Logics of Capital: Witchcraft, Slavery, and Waged Work
Fall 2021 GES Course
Logics of Capital: Witchcraft, Slavery, and Waged Work
GES 700.01 Wed 6-8:30pm Fall 2021
Professor Dillon Mahmoudi
This Geography and Environmental Systems graduate-level seminar examines the spatial logics of racial capitalism to analyze processes that create and sustain hierarchies of difference along lines that include but are not limited to race, gender, and class. Throughout the course, we will explore these logics through topics such as racism, slavery, the sexual division of labor, patriarchy, witchcraft, unpaid work, the reproduction of labor power, labor deskilling, technology, waged work, and nature/society binaries.
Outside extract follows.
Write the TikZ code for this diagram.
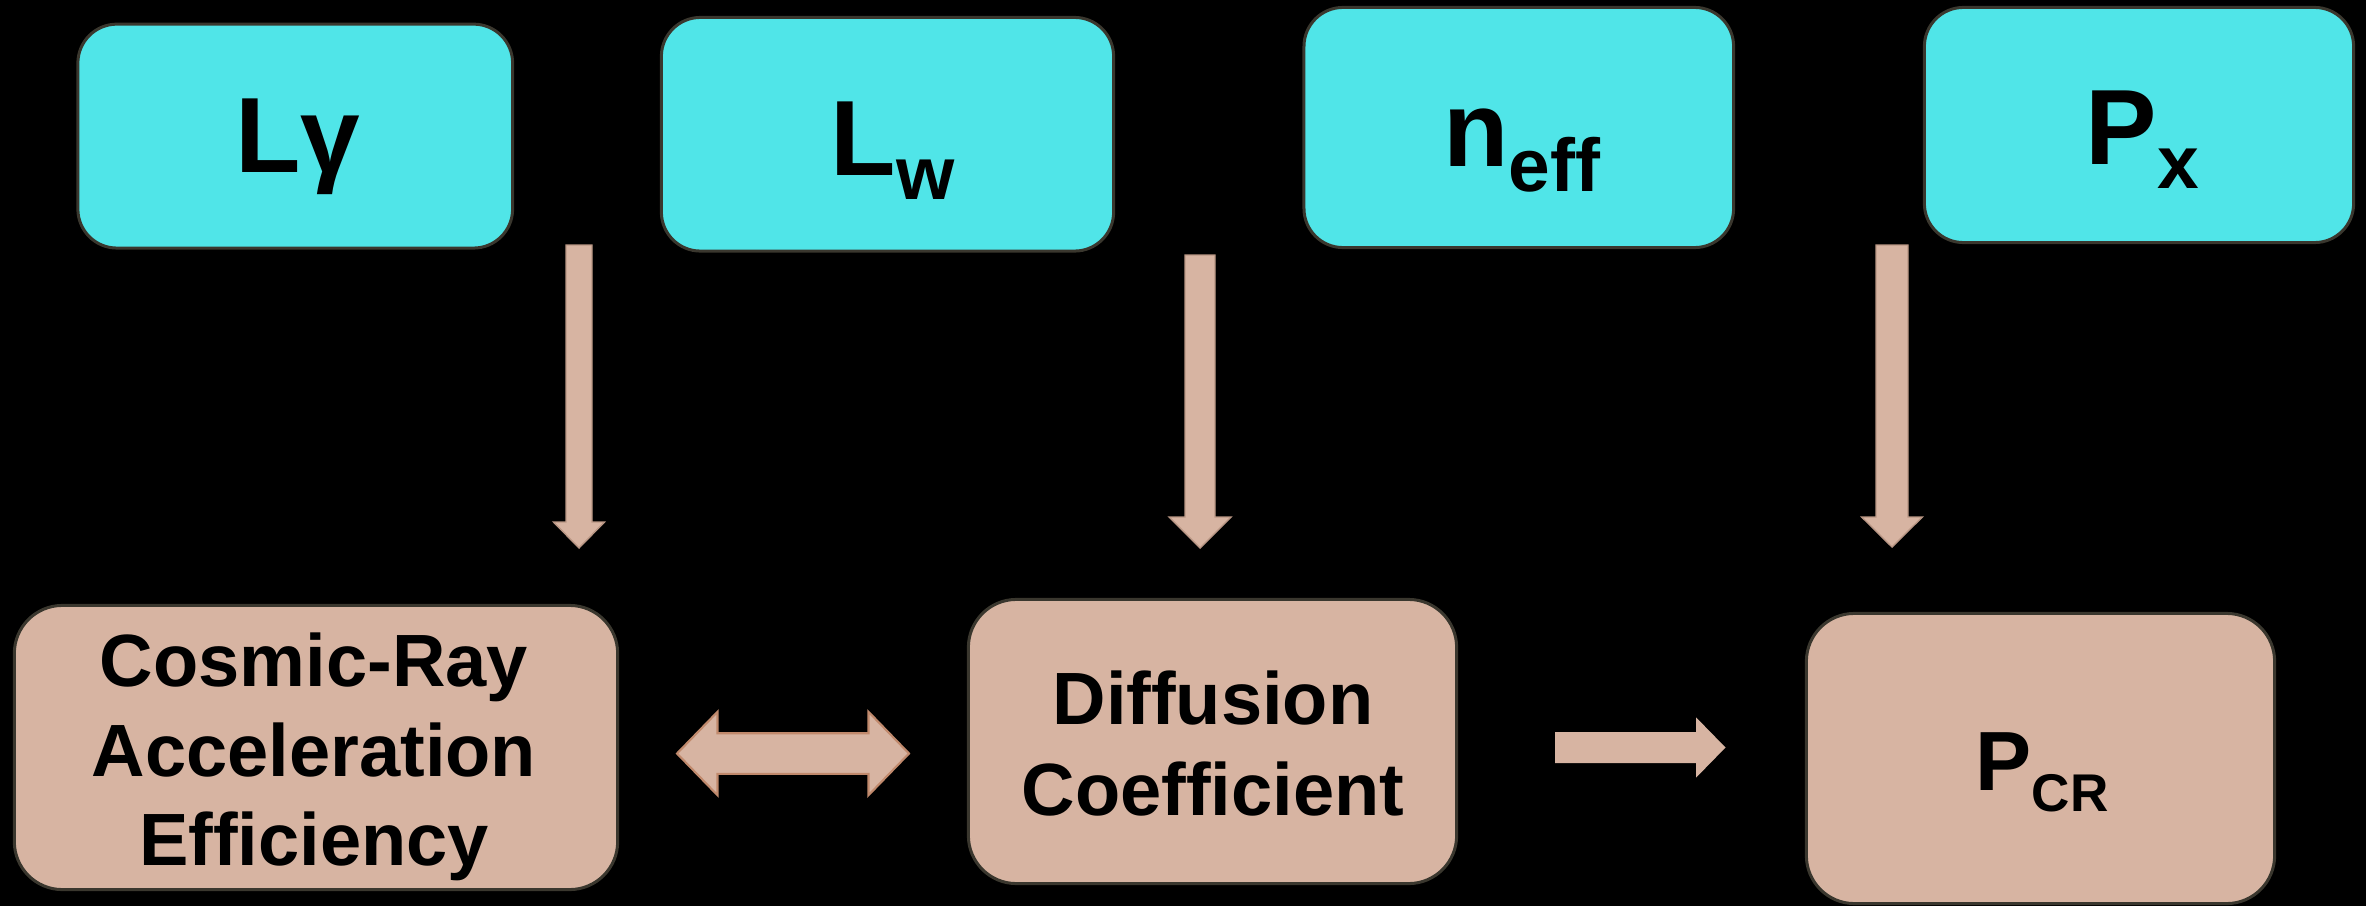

We will decenter the male proletariat in the historical development of capitalism to broaden the intersecting forms of accumulation by disposession with particular attention to the emergent and necessary spatial patterns of racial capitalism. Readings are selected to provide students with the tools to critically interrogate the political economy and to highlight the palimpsestic relationship between past and ongoing dispossessions and the relational nature of capitalism. We will look at multiple theoretical viewpoints of capitalism as well as specific forms of difference and the various strategies deployed to contest the logics of capitalism.